ニューズレター


2022.Feb vol.87

枝が越境している場合の相隣関係


不動産業界:2022.2.vol.87掲載

当社が賃貸している物件(以下「本件物件」といいます。)において、隣地(以下「本件隣地」といいます。)に植えられた樹木(以下「本件樹木」といいます。)の枝が本件物件の敷地と本件隣地との境界線を越えて伸びており、本件物件に葉や実が多数落下してくるなど、迷惑がかかっている状況です。

そこで、当社が、本件隣地の所有者に本件樹木の枝を切除するように求めたところ、本件隣地の所有者は、これに応じてくれません。

このままでは、本件物件の入居者からクレームが生じかねません。

当社は、この状況を法的にどのように解消すればよいのでしょうか。


隣地の竹木の枝が境界線を越えるときは、その竹木の所有者に、その枝を切除させることができます(民法233条1項)。

そして、本件樹木は、本件隣地に従として付合していると考えられますので、当該樹木を隣地の所有者でない者が独自の権原に基づいて植樹しているといった事情がない限り、本件樹木の所有権は、本件隣地の所有者に帰属するものと考えられます(民法242条本文)。

したがって、貴社は、本件樹木の所有者でもある本件隣地の所有者に対し、本件樹木の枝のうち、本件物件に越境してきている部分についてこれを切除するように求めることができます。

さらに詳しく

民法233条1項に基づく切除請求は、どのような場合にでも認められるのでしょうか。

この点、同項の趣旨が、相隣接する不動産の利用をそれぞれ充分に全うさせるために、その各所有権の内容を制限し、また各所有者に協力義務を課する等その権利関係相互に調節を加えることであることに鑑みると、越境した枝により隣地の所有者が何らの被害も被っていないか、あるいは被っていたとしてもそれが極めて僅少であるにもかかわらずその切除を請求したり、又はその切除によって、被害者が回復する利益が僅少なのに対比して樹木所有者が受ける損害が不当に大きすぎたりする場合には、権利濫用として民法233条1項の効力は生じないものと判断した裁判例があります(新潟地判昭和39年12月22日)。

したがって、民法233条1項に基づく切除請求が認められるためには、枝が越境していることにより、切除を請求している者に何らかの損害が生じていると言える必要があると考えられます。

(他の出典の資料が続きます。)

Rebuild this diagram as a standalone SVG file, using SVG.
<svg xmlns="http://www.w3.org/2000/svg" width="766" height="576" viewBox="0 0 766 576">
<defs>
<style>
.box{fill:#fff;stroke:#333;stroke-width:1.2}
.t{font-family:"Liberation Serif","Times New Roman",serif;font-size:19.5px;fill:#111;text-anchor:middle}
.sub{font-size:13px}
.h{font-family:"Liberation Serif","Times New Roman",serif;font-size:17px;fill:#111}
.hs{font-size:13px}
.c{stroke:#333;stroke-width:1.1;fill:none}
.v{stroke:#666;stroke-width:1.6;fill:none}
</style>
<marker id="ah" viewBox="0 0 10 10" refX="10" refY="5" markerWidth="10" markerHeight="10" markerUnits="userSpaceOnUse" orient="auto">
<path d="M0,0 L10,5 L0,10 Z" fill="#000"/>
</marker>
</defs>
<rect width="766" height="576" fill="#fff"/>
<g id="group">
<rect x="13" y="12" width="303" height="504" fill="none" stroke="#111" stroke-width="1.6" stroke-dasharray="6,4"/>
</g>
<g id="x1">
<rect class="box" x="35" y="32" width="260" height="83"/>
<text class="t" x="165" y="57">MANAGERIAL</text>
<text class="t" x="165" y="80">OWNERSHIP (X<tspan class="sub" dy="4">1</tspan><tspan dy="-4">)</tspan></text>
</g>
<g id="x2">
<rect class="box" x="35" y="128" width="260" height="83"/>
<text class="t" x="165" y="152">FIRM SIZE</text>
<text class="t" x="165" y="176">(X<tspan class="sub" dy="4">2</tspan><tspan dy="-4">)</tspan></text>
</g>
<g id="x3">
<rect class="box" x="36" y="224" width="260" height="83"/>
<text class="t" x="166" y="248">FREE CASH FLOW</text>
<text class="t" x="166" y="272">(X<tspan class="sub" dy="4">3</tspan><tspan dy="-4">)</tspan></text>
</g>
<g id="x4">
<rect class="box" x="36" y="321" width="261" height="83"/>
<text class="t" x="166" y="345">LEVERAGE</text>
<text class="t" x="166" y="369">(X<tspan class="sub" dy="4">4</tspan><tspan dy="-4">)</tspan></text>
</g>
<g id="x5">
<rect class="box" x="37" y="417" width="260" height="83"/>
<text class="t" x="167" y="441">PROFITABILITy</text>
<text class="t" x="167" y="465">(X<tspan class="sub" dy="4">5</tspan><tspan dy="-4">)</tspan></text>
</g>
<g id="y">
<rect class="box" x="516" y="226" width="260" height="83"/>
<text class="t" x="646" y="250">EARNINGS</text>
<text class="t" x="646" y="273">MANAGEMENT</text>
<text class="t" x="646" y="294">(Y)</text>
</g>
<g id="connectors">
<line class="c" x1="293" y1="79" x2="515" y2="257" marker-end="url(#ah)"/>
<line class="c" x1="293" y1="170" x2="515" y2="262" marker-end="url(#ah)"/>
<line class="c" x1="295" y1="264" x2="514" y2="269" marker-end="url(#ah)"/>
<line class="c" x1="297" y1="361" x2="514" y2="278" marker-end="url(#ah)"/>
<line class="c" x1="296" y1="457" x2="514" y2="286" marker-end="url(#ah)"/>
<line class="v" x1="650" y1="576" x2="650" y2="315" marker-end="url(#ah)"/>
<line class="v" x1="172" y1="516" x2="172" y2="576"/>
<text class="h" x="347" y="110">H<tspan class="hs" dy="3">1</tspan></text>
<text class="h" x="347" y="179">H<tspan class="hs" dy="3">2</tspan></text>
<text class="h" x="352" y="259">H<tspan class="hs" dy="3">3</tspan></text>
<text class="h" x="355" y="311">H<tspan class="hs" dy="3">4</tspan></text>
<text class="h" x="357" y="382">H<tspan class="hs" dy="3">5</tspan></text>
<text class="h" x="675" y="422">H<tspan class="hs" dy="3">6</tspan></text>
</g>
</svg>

次に、本件隣地の所有者が、民法233条1項に基づく切除請求をしてもこれに任意では応じない場合に、貴社が自身で本件樹木の枝を切除してしまってもよいのでしょうか。

この点、ある土地に植えられたヒマラヤ杉の枝が、隣地の旅館の敷地に大きく越境していたところ、旅館を経営している相隣者が、当該枝により旅館の経営にも悪影響があるとして、ヒマラヤ杉の所有者に対し、枝の切除を再三求めたが何ら対応がなされなかったため、自ら問題のヒマラヤ杉を伐採してしまったという事案において、ヒマラヤ杉の所有者から旅館を経営している相隣者に対する損害賠償請求が認められた裁判例があります(大阪高判平成元年9月14日)。

なお、この裁判例においては、枝のみならずヒマラヤ杉自体を伐採してしまっている点、越境している枝を再三切除するように求められていたにもかかわらずヒマラヤ杉の所有者が何ら対応しなかったことから、ヒマラヤ杉の所有者にも5割の過失割合が認められている点にも留意が必要です。

この裁判例を踏まえると、隣地の樹木の枝が自身の土地に越境してきている場合には、自分で当該枝を切除することは適切でなく、樹木の所有者に対し、民法233条1項の存在及び内容を説明しつつ枝の切除を求め、それでも対応いただけない場合には、裁判を提起することも検討したほうが安全であろうと思料致します。

なお、民法233条1項は、令和3年の民法改正に伴い、令和5年4月1日以降は、樹木の所有者に対し相当の期間内(2週間程度)に切除することを催告したが対応がされない場合など、一定の場合に隣地の所有者が自ら越境した枝を切ることができるようなルールに変更されました。